The Lido, a private club being built as part of the Sand Valley Resort in the Town of Rome, has created a buzz in the golf world because of the project’s audacity: it’s a recreation to the linear foot of a fabled “lost” course on Long Island.
Not far behind it, however, will be a second project by course architect Tom Doak at the resort, which, despite its remote location in central Wisconsin, is fast gaining a reputation as one of the world’s leading golf destinations.
Construction on Sedge Valley is set to begin this spring, with the course scheduled to open in 2024, one year after the formal opening of The Lido. When completed, Sedge Valley will bring to 89 the number of holes at Sand Valley, joining the original Sand Valley Course designed by Bill Coore and Ben Crenshaw, Mammoth Dunes designed by David McLay Kidd, the 17-hole par-3 Sandbox designed by Coore-Crenshaw, and Doak’s Lido.
In contrast with broad-shouldered Sand Valley and expansive Mammoth Dunes, Sedge Valley will be shorter, narrower and more intimate, with greens that match the surprises found in the unorthodox routing.
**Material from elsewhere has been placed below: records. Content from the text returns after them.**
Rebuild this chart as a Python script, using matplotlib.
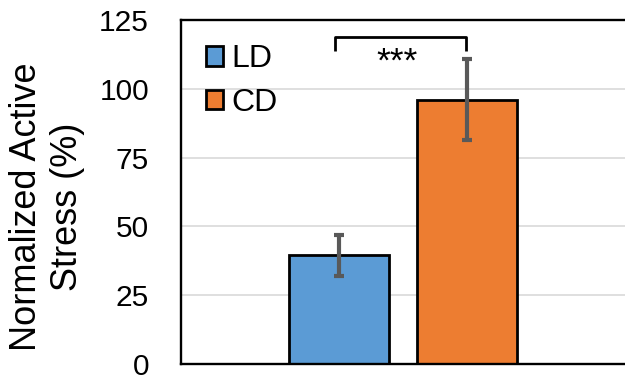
import matplotlib
matplotlib.use("Agg")
import matplotlib.pyplot as plt
import numpy as np

# data
groups = ["LD", "CD"]
means = [39.5, 96.0]
errs = [7.5, 14.7]
colors = ["#5B9BD5", "#ED7D31"]
yticks = [0, 25, 50, 75, 100, 125]
sig_label = "***"

plt.rcParams['font.family'] = ['Liberation Sans', 'DejaVu Sans']

W, H = 625, 379
fig = plt.figure(figsize=(W / 100, H / 100), dpi=100)
# axes box in pixels: left 181, right 628 (right edge cut off), top 20, bottom 364
ax = fig.add_axes([181 / W, (H - 364) / H, (628 - 181) / W, (364 - 20) / H])

x = np.arange(len(groups))
bars = ax.bar(x, means, width=0.78, color=colors, edgecolor="black",
              linewidth=2.0, label=groups, zorder=2)
ax.errorbar(x, means, yerr=errs, fmt="none", ecolor="#595959",
            elinewidth=3.0, capsize=3.6, capthick=3.0, zorder=3)

ax.set_xlim(-1.237, 2.255)
ax.set_ylim(0, 125)
ax.set_yticks(yticks)
ax.set_xticks([])
ax.tick_params(axis="y", length=0, pad=23, labelsize=21.5)
ax.yaxis.grid(True, color="#d9d9d9", linewidth=1.2)
ax.set_axisbelow(True)
for s in ax.spines.values():
    s.set_linewidth(1.7)
    s.set_color("black")

# significance bracket
top = 118.9
leg = 113.8
ax.plot([x[0] - 0.035, x[0] - 0.035, x[1] - 0.01, x[1] - 0.01],
        [leg, top, top, leg], color="black", linewidth=2.0,
        solid_capstyle="butt", zorder=4)
ax.text((x[0] + x[1]) / 2 - 0.05, 106.2, sig_label, ha="center",
        va="baseline", fontsize=25.5)

ax.legend(loc="upper left", bbox_to_anchor=(0.012, 0.985), frameon=False,
          fontsize=23, handlelength=0.56, handleheight=0.56,
          handletextpad=0.24, labelspacing=0.42, borderaxespad=0.3,
          borderpad=0.3)

fig.text(47 / W, 1 - 207 / H, "Normalized Active\nStress (%)", rotation=90,
         ha="center", va="center", multialignment="center", fontsize=26,
         linespacing=1.22)

fig.savefig("out.png", dpi=100)
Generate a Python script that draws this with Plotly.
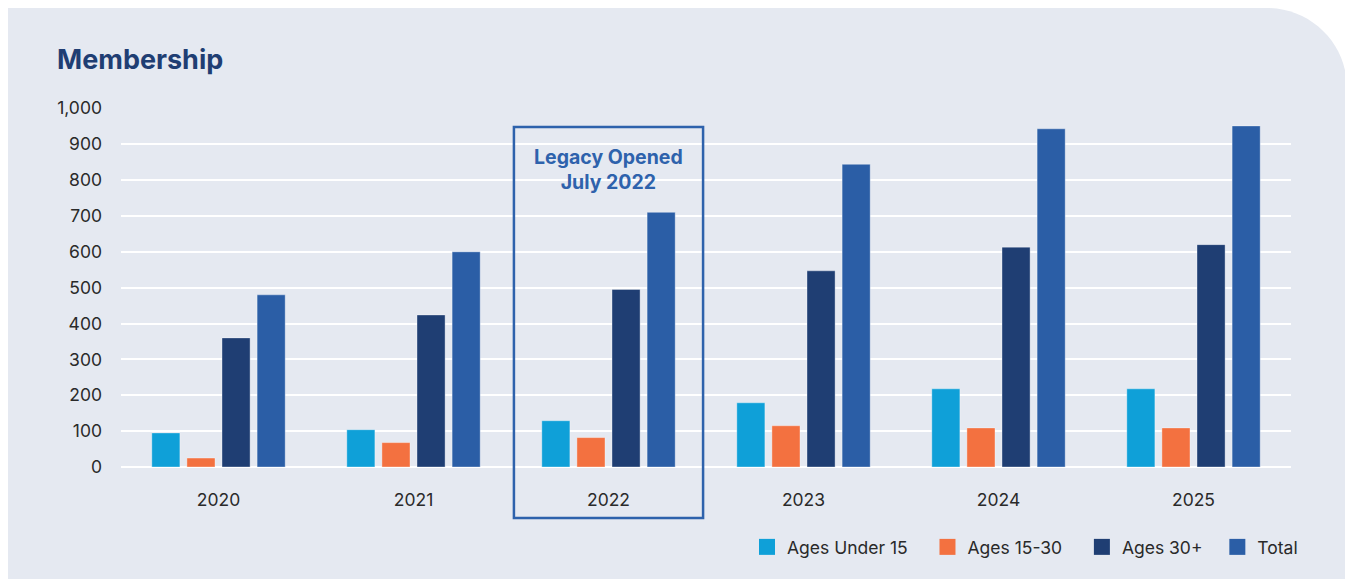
import plotly.graph_objects as go

# data
years = ["2020", "2021", "2022", "2023", "2024", "2025"]
under_15 = [95, 104, 129, 179, 218, 218]
ages_15_30 = [25, 68, 82, 115, 109, 109]
ages_30_plus = [360, 424, 495, 547, 613, 620]
total = [480, 600, 710, 844, 943, 951]

series_names = ["Ages Under 15", "Ages 15-30", "Ages 30+", "Total"]
series_values = [under_15, ages_15_30, ages_30_plus, total]
series_colors = ["#0FA0D8", "#F37140", "#1F3E73", "#2B5EA6"]

# page has an 8px body margin, so figure pixels = screenshot pixels - 8
OFF = 8
W, H = 1345, 571
ML, MR, MT, MB = 113, 62, 100, 112
PW = W - ML - MR
PH = H - MT - MB


# screenshot pixel -> paper helpers (decoration only)
def px(x):
    return (x - OFF - ML) / PW


def py(y):
    return (H - MB - (y - OFF)) / PH


fig = go.Figure()
for name, vals, col in zip(series_names, series_values, series_colors):
    fig.add_trace(go.Bar(
        x=years, y=vals, name=name, legendgroup=name, showlegend=False,
        marker=dict(color=col, line=dict(color="rgba(255,255,255,0.35)", width=1)),
    ))
# legend entries with bigger square swatches (nbsp padding widens the gaps)
pads = [3, 3, 2, 0]
for name, col, p in zip(series_names, series_colors, pads):
    fig.add_trace(go.Scatter(
        x=[years[0]], y=[None], mode="markers", name=name + "\u00a0" * p, legendgroup=name,
        marker=dict(symbol="square", size=16, color=col),
    ))

# background card with rounded top-right corner
l, t, r, b, rad = px(8), py(8), px(1347), py(600), 80
k = 0.552 * rad
bg_path = (
    f"M {l},{b} L {l},{t} L {px(1347 - rad)},{t} "
    f"C {px(1347 - rad + k)},{t} {r},{py(8 + rad - k)} {r},{py(8 + rad)} "
    f"L {r},{b} Z"
)
fig.add_shape(type="path", path=bg_path, xref="paper", yref="paper",
              fillcolor="#E5E9F1", line=dict(width=0), layer="below")

# highlight box around 2022 (category slot 2 of 6)
n = len(years)
i22 = years.index("2022")
fig.add_shape(type="rect", xref="paper", yref="paper",
              x0=(i22 + 0.015) / n, x1=(i22 + 0.985) / n, y0=py(518), y1=py(127),
              line=dict(color="#2E62AC", width=2.5), fillcolor="rgba(0,0,0,0)")
fig.add_annotation(x=(i22 + 0.5) / n, xref="paper", y=py(170), yref="paper",
                   text="<b>Legacy Opened<br>July 2022</b>", showarrow=False,
                   font=dict(size=19.5, color="#2E62AC", family="Inter"),
                   align="center", yanchor="middle")

fig.update_layout(
    width=W, height=H,
    margin=dict(l=ML, r=MR, t=MT, b=MB),
    paper_bgcolor="white",
    plot_bgcolor="rgba(0,0,0,0)",
    font=dict(family="Inter", size=17.5, color="#2A2A2A"),
    title=dict(text="<b>Membership</b>", x=(57 - OFF) / W, xref="container", xanchor="left",
               y=1 - (60 - OFF) / H, yref="container", yanchor="middle",
               font=dict(size=27, color="#1F3E73", family="Inter")),
    barmode="group", bargap=0.28, bargroupgap=0.2,
    xaxis=dict(type="category", showgrid=False, zeroline=False, showline=False, ticks="",
               ticklabelstandoff=20, tickfont=dict(size=17.5)),
    yaxis=dict(range=[0, 1001], dtick=100, tickformat=",", showgrid=True,
               gridcolor="white", gridwidth=2, zeroline=True, zerolinecolor="white",
               zerolinewidth=2, showline=False,
               ticks="", ticklabelstandoff=18, tickfont=dict(size=17.5)),
    legend=dict(orientation="h", x=px(1303), xanchor="right", y=py(547), yanchor="middle",
                bgcolor="rgba(0,0,0,0)", font=dict(size=17.5), traceorder="normal"),
)

fig.write_html("out.html")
From the back tees, the course will barely exceed 6,000 yards and par is likely to be 68.
Doak’s design draws on the heathland and links courses of London and the English coast such as Swinley Forest, Rye and West Sussex, for which he is known to be partial.
“The heathland courses built around London in the early 1900s were the first great inland golf courses, and Sedge Valley will integrate some of those characteristics – native groundcover as a strategic element, for instance,” Doak wrote on Sand Valley’s website. “This property has sand, open expanses, good terrain and intriguing green sites – the fundamentals of holes that stand up over time.”
Doak’s innovative routing beat out proposals from Gil Hanse and Mike DeVries in a competition to determine who would design Sand Valley’s third 18-hole resort course (the Lido will be a private membership club but will allow some play by resort guests).
Sedge Valley was put on temporary hold when resort owners Michael and Chris Keiser opted to first build the Lido, which will have a soft opening in late summer/early fall. But now it’s full steam ahead on both projects.
Doak, 61, a protégé of Pete Dye, designed Pacific Dunes and Old Macdonald at Bandon Dunes on the Oregon coast. Bandon was the Keiser family’s initial foray into destination golf and is considered the gold standard in that category.
“With Sedge Valley, Tom Doak shares some unique design insight,” Michael Keiser said in a statement. “This is a golf course intended to engage your imagination and decision-making at the game’s most visceral levels. You will re-think some of your assumptions – in a great way.”
Doak said the shorter length of Sedge Valley allowed him to be more creative in designing the green complexes.
“The overall design does allow us to focus more on the green sites themselves,” he wrote. “I don’t have to worry as much about a severe slope at the edge of the green being ‘unfair’ if you’re hitting a relatively short approach into it. You look for great green sites. We found them here, and it’s a credit to Michael and Chris that they have allowed us to build around those great sites.”
Sedge Valley flies in the face of contemporary course design, which calls for 7,300-yard beasts that force golfers to hit driver off every tee, favor the longer hitter and often sacrifice short-game creativity.
“One of the most charming parts of the game is just the simple social interaction,” Doak wrote. “That’s why strategic courses that lend themselves to match play are so much fun. You lose something when you have to design to the longest and most overpowering players.
“I don’t think you have to build a course that separates players by thousands of yards on the scorecard. A truly great course invites different styles of play but also encourages a shared experience. I think it’s still possible to make it work, and I believe Sedge Valley will show that.”